It was my first day learning any 7-guard and X-guard moves. Super cool, hopefully useful to my body type, and definitely helpful in getting out of bad spots.
Rolled with Andy, New John, and Tony in class today. Andy and I know each other far too well on the mat, so while it's useful and fun, I think we run the risk of catering our game to beat the other unless we mix up our partners. New John is still a pile of strength and held breath. He didn't allow himself to get tapped by me when starting in mount, so good on him. I don't know how much it wore his arms down, but I also should have been able to adapt and vary my attacks to get the finish. I did better against Tony than I expected to. Starting in mount, he didn't tap me. Starting mounted, he got up, but not as easily or as quickly as I thought he would. In side control, it was the same old story: I was flat on my back, but he couldn't get anything going. I kept my arms tight and monitored his hips. In my side control, I had slightly less success than I had in mount. Not a bad day of rolling, but not a great one, either.
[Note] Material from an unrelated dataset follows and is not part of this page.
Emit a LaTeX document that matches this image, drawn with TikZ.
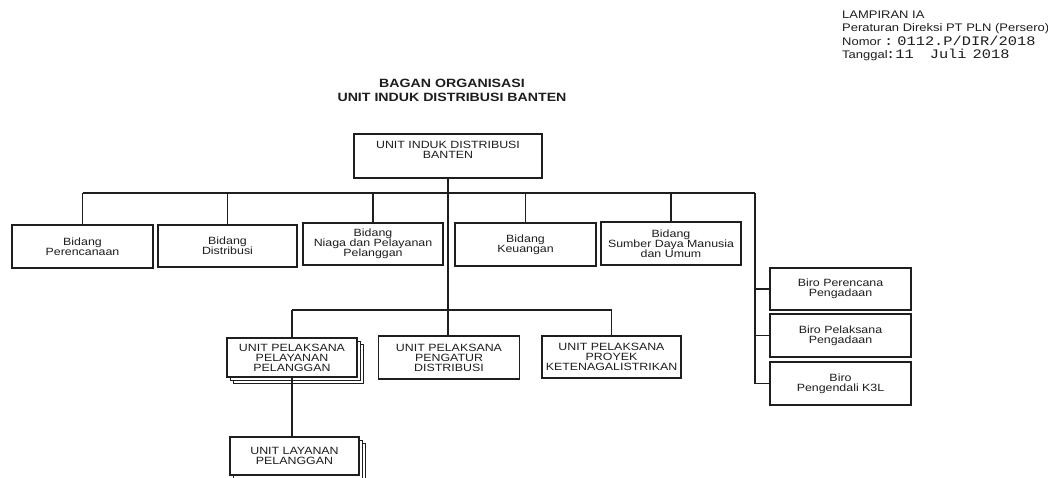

After class, Tony complimented me and said that I'm getting better every day. I was thinking about that on the way home, and how it doesn't feel like I'm getting better every day. It feels like I'm at the same place I was three months ago, when I had just learned not to grip until my knuckles went white. It was one of those days when I didn't do anything terribly wrong--at least, no more than I usually do--but I didn't do anything that made something click in my head, I never felt like I was in control and seeing a move or two ahead (let alone three or five), I never really settled into a groove. It's nice to hear these kinds of compliments, and at Klint's academy, guys who come over from Damian's tell us white belts "man, you guys are tough white belts" often enough that it isn't an uncommon occurrence. I do, though, wish it came with some sort of tangible feeling, some sort of enhanced confidence and awareness. Instead, I'm still the same guy with a flexible right leg who, when he remembers to use technique and keep his wrist away from his ankle, occasionally garners the approbation of his peers.
Three consecutive days of training is a lot. I mean, I read that and I make fun of myself, because really it isn't. I've been eating (in the general sense) and taking in calories and sleeping and all that. But my legs feel like dead weight. And my face looks funnier than normal, what with the mat burn and nicks and scrapes from rough gis and errant elbows. If only this wasn't so much damn fun.